• _Exercise task_
Your copy of the material must match it exactly, except that pictures are dropped.
===== Collected data =====
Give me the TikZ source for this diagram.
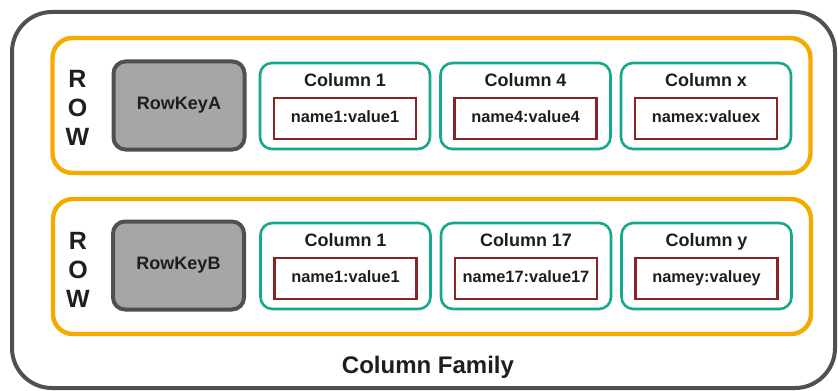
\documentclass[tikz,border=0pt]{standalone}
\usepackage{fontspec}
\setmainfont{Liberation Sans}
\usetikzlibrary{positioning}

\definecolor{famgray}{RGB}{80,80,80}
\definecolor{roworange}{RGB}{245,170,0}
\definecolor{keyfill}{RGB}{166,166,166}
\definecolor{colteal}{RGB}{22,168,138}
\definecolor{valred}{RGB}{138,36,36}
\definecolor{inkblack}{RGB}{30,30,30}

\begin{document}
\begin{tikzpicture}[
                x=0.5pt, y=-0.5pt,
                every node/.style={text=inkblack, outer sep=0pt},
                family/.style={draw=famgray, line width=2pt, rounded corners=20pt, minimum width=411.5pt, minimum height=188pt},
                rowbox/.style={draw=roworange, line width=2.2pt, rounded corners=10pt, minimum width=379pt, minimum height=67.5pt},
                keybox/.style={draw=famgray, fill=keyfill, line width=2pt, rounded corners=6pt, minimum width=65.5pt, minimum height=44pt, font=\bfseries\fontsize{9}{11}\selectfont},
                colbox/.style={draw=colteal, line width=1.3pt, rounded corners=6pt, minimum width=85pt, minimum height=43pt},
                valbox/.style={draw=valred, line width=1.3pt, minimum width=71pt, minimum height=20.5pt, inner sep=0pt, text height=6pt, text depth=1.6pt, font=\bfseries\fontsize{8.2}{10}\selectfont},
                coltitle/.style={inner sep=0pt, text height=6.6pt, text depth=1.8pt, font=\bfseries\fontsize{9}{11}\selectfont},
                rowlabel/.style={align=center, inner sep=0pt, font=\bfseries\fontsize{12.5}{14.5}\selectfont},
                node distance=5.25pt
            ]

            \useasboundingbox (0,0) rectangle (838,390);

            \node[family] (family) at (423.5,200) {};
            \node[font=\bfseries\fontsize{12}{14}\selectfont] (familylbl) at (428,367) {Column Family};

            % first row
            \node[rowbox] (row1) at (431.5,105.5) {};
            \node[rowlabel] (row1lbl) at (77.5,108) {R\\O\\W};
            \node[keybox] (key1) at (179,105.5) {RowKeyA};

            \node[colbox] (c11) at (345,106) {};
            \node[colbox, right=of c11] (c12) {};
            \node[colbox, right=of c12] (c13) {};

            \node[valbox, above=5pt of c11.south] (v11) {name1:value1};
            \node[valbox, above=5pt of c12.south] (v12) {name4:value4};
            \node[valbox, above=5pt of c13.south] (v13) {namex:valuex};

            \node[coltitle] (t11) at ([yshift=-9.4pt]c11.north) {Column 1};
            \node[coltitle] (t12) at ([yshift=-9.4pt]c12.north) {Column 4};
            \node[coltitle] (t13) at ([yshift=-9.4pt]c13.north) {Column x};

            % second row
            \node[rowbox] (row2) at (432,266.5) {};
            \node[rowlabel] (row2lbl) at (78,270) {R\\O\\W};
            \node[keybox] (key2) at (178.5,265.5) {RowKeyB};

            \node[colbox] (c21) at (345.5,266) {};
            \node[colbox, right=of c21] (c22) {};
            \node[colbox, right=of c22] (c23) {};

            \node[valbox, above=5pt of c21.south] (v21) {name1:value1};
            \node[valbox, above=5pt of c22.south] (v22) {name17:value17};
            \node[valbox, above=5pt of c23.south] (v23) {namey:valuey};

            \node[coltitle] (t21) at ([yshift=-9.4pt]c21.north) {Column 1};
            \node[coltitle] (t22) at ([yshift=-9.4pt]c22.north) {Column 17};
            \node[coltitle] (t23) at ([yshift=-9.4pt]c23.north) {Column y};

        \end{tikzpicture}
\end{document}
=====
• _Task output_
Give me the TikZ source for this diagram.
\documentclass[tikz,border=0pt]{standalone}
\usepackage{fontspec}
\setmainfont{Liberation Sans}
\usetikzlibrary{positioning}

\definecolor{famgray}{RGB}{80,80,80}
\definecolor{roworange}{RGB}{245,170,0}
\definecolor{keyfill}{RGB}{166,166,166}
\definecolor{colteal}{RGB}{22,168,138}
\definecolor{valred}{RGB}{138,36,36}
\definecolor{inkblack}{RGB}{30,30,30}

\begin{document}
\begin{tikzpicture}[
                x=0.5pt, y=-0.5pt,
                every node/.style={text=inkblack, outer sep=0pt},
                family/.style={draw=famgray, line width=2pt, rounded corners=20pt, minimum width=411.5pt, minimum height=188pt},
                rowbox/.style={draw=roworange, line width=2.2pt, rounded corners=10pt, minimum width=379pt, minimum height=67.5pt},
                keybox/.style={draw=famgray, fill=keyfill, line width=2pt, rounded corners=6pt, minimum width=65.5pt, minimum height=44pt, font=\bfseries\fontsize{9}{11}\selectfont},
                colbox/.style={draw=colteal, line width=1.3pt, rounded corners=6pt, minimum width=85pt, minimum height=43pt},
                valbox/.style={draw=valred, line width=1.3pt, minimum width=71pt, minimum height=20.5pt, inner sep=0pt, text height=6pt, text depth=1.6pt, font=\bfseries\fontsize{8.2}{10}\selectfont},
                coltitle/.style={inner sep=0pt, text height=6.6pt, text depth=1.8pt, font=\bfseries\fontsize{9}{11}\selectfont},
                rowlabel/.style={align=center, inner sep=0pt, font=\bfseries\fontsize{12.5}{14.5}\selectfont},
                node distance=5.25pt
            ]

            \useasboundingbox (0,0) rectangle (838,390);

            \node[family] (family) at (423.5,200) {};
            \node[font=\bfseries\fontsize{12}{14}\selectfont] (familylbl) at (428,367) {Column Family};

            % first row
            \node[rowbox] (row1) at (431.5,105.5) {};
            \node[rowlabel] (row1lbl) at (77.5,108) {R\\O\\W};
            \node[keybox] (key1) at (179,105.5) {RowKeyA};

            \node[colbox] (c11) at (345,106) {};
            \node[colbox, right=of c11] (c12) {};
            \node[colbox, right=of c12] (c13) {};

            \node[valbox, above=5pt of c11.south] (v11) {name1:value1};
            \node[valbox, above=5pt of c12.south] (v12) {name4:value4};
            \node[valbox, above=5pt of c13.south] (v13) {namex:valuex};

            \node[coltitle] (t11) at ([yshift=-9.4pt]c11.north) {Column 1};
            \node[coltitle] (t12) at ([yshift=-9.4pt]c12.north) {Column 4};
            \node[coltitle] (t13) at ([yshift=-9.4pt]c13.north) {Column x};

            % second row
            \node[rowbox] (row2) at (432,266.5) {};
            \node[rowlabel] (row2lbl) at (78,270) {R\\O\\W};
            \node[keybox] (key2) at (178.5,265.5) {RowKeyB};

            \node[colbox] (c21) at (345.5,266) {};
            \node[colbox, right=of c21] (c22) {};
            \node[colbox, right=of c22] (c23) {};

            \node[valbox, above=5pt of c21.south] (v21) {name1:value1};
            \node[valbox, above=5pt of c22.south] (v22) {name17:value17};
            \node[valbox, above=5pt of c23.south] (v23) {namey:valuey};

            \node[coltitle] (t21) at ([yshift=-9.4pt]c21.north) {Column 1};
            \node[coltitle] (t22) at ([yshift=-9.4pt]c22.north) {Column 17};
            \node[coltitle] (t23) at ([yshift=-9.4pt]c23.north) {Column y};

        \end{tikzpicture}
\end{document}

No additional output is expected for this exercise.